▸ **Given exercise**: Exactly the lines from the start of the data below through the line that contains "msizes = [5.5, 4.5, 5, 5]" are to be copied, with pictures left out.

>> start Dataset content

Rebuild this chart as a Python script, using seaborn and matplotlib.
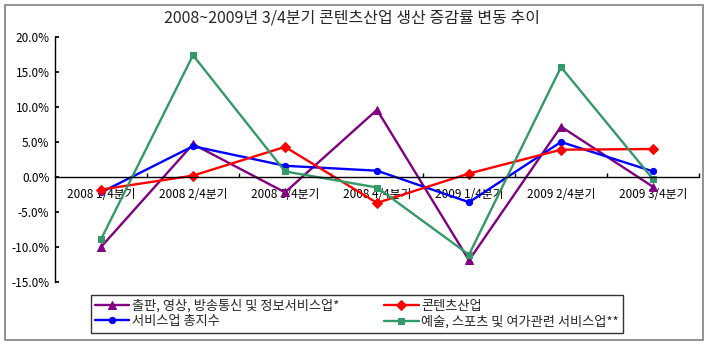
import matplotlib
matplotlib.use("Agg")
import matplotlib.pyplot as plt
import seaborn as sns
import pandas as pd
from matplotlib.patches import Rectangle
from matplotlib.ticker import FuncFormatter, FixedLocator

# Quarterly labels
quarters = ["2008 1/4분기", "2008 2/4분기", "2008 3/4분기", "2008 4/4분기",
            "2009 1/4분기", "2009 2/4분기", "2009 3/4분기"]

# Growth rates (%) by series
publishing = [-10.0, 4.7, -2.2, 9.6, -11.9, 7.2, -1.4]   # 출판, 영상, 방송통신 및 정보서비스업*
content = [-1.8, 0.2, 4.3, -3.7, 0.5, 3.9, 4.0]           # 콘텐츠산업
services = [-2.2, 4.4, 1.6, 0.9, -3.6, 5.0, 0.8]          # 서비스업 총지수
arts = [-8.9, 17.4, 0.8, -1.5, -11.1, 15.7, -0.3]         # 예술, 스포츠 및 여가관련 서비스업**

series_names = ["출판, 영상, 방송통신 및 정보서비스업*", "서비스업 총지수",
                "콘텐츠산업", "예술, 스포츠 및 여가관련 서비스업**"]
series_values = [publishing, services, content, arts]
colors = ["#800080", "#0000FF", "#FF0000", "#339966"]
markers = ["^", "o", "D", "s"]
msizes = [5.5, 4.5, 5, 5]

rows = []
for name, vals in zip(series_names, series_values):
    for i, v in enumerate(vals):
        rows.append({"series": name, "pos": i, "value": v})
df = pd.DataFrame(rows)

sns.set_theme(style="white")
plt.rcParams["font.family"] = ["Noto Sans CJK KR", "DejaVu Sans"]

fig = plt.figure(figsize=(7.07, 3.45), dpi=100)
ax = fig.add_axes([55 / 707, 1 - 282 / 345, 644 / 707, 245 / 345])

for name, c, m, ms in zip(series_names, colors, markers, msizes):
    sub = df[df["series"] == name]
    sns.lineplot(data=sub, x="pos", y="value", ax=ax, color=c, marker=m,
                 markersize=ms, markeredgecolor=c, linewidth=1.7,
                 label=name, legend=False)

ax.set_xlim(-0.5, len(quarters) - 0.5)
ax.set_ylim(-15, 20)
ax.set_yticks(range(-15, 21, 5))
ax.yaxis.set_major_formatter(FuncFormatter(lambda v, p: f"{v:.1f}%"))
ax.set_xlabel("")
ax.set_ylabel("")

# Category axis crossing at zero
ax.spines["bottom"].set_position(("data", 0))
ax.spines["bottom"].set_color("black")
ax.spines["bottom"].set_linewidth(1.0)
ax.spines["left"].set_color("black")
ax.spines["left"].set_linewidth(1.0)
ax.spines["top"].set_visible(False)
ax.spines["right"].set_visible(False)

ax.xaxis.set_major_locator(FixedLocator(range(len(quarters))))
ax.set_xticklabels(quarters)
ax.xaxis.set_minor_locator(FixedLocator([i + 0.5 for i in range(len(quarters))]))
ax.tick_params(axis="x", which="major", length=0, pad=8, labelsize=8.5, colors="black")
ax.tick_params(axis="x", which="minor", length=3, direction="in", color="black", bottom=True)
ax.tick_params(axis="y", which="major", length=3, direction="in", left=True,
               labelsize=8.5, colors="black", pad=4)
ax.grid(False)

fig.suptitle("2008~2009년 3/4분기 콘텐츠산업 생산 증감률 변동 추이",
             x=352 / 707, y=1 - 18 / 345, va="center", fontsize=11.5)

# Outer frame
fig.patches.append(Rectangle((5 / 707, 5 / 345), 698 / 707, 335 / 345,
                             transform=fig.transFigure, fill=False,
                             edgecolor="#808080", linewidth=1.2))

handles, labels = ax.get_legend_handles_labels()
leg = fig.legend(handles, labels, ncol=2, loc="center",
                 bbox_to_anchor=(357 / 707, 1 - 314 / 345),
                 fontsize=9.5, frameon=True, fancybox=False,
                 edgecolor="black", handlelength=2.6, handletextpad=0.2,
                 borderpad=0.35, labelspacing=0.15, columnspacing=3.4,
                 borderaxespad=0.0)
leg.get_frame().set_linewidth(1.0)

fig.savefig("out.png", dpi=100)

>> end Dataset content

▸ **Task response**:
Rebuild this chart as a Python script, using seaborn and matplotlib.
import matplotlib
matplotlib.use("Agg")
import matplotlib.pyplot as plt
import seaborn as sns
import pandas as pd
from matplotlib.patches import Rectangle
from matplotlib.ticker import FuncFormatter, FixedLocator

# Quarterly labels
quarters = ["2008 1/4분기", "2008 2/4분기", "2008 3/4분기", "2008 4/4분기",
            "2009 1/4분기", "2009 2/4분기", "2009 3/4분기"]

# Growth rates (%) by series
publishing = [-10.0, 4.7, -2.2, 9.6, -11.9, 7.2, -1.4]   # 출판, 영상, 방송통신 및 정보서비스업*
content = [-1.8, 0.2, 4.3, -3.7, 0.5, 3.9, 4.0]           # 콘텐츠산업
services = [-2.2, 4.4, 1.6, 0.9, -3.6, 5.0, 0.8]          # 서비스업 총지수
arts = [-8.9, 17.4, 0.8, -1.5, -11.1, 15.7, -0.3]         # 예술, 스포츠 및 여가관련 서비스업**

series_names = ["출판, 영상, 방송통신 및 정보서비스업*", "서비스업 총지수",
                "콘텐츠산업", "예술, 스포츠 및 여가관련 서비스업**"]
series_values = [publishing, services, content, arts]
colors = ["#800080", "#0000FF", "#FF0000", "#339966"]
markers = ["^", "o", "D", "s"]
msizes = [5.5, 4.5, 5, 5]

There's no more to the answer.